The charming speakeasy below Natalie's Coal-Fired Pizza is quickly becoming Columbus' worst kept secret.
“Page 166,” our hostess says as she hands us a pair of books and leads us to a wooden booth. We slide in and flip open the copies of Toni Morrison and Mark Twain to find a menu tucked into the aforementioned page. “Don't forget the secret menu,” she adds, pointing to the back of the book. Inside the back cover is a library card slipped inside a manila pocket with food and drink specials stamped on it.
That's our quirky introduction to The Light of Seven Matchsticks, an underground enclave that playfully shrouds itself in secrecy like a Prohibition-era cocktail bar. This speakeasy located below Natalie's Coal-Fired Pizza & Live Music gets its name from a fictional book in the film “Moonrise Kingdom,” and if you're familiar with the lighthearted kitsch of a Wes Anderson movie set, you'll understand the vibe.
To access the bar, take the cement staircase next to the front door at Natalie's. On busy nights, you're supposed to knock and wait for entry, but on a casual Thursday evening, we pulled the door open and were welcomed to a table.

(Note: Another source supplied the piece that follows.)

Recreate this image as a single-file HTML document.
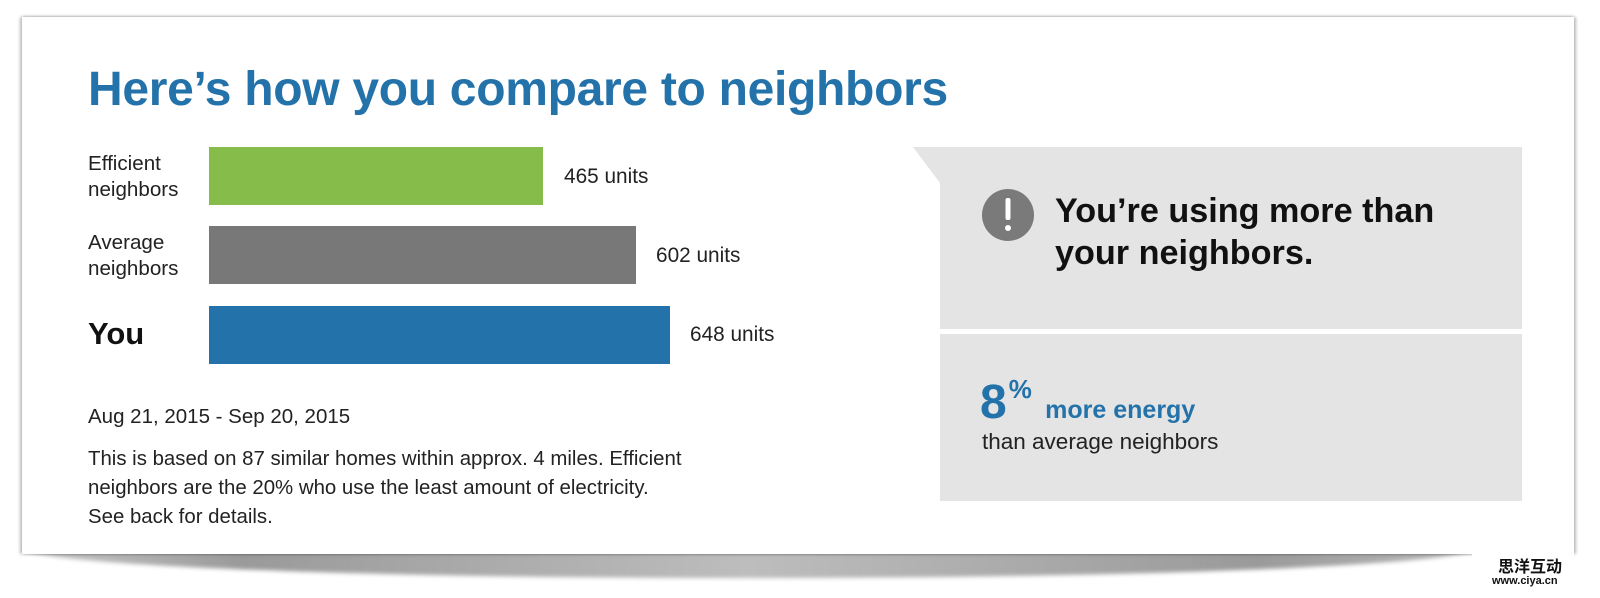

The establishment may be new, but the space feels lovingly dated. Maybe it's the small collection of old books on the shelves, maybe it's the low lighting, or maybe it's the Formica tiles underfoot, reminiscent of old elementary school floors. Another amusing quirk: If you're waiting without a table, you can order a drink by filling out an index card and slipping it through a mail slot. Bartenders will prepare your drink and hand it through a small window.
The opening pages of the cocktail menu feature house specialties—categorized under “Profound Dream State for the Adventuresome of Spirit”—that have flowery names like Exit through the Blue Light ($12) and English on a Green-Broke Horse ($12). I recommend Garlic is Better Than Seven Mothers ($10), an interesting mixture of Plymouth Gin, Suze, lemon, simple syrup, soda and a black garlic tincture. The drink varies between sweet, herbal and sour, with a bitter edge from the black garlic that appears right at the end.
The cocktail menu also includes classics like the pisco sour ($10), Old-Fashioned ($10) and Last Word ($11), as well as a respectable selection of red and white wines, three craft beers and four Rambling House sodas on tap.
Chef Matthew Alter's small food menu includes elevated bar snacks like housemade jerky and duck fat popcorn, plus hot and cold dishes and a couple sweets. The Singapore noodles ($10) provide a spicy counterpart to the garlicky Seven Mothers drink. The dish layers noodles with cabbage, snap peas, shiitake mushrooms, leeks, sprouts and cilantro; I highly suggest adding the creamy 64-degree egg for $1.50 more.
Diehard cocktail aficionados and even casual bar-goers should plan an outing to The Light of Seven Matchsticks. The creative libations and bar bites are reason enough to visit, and the underground location and kitschy décor are icing on the cake.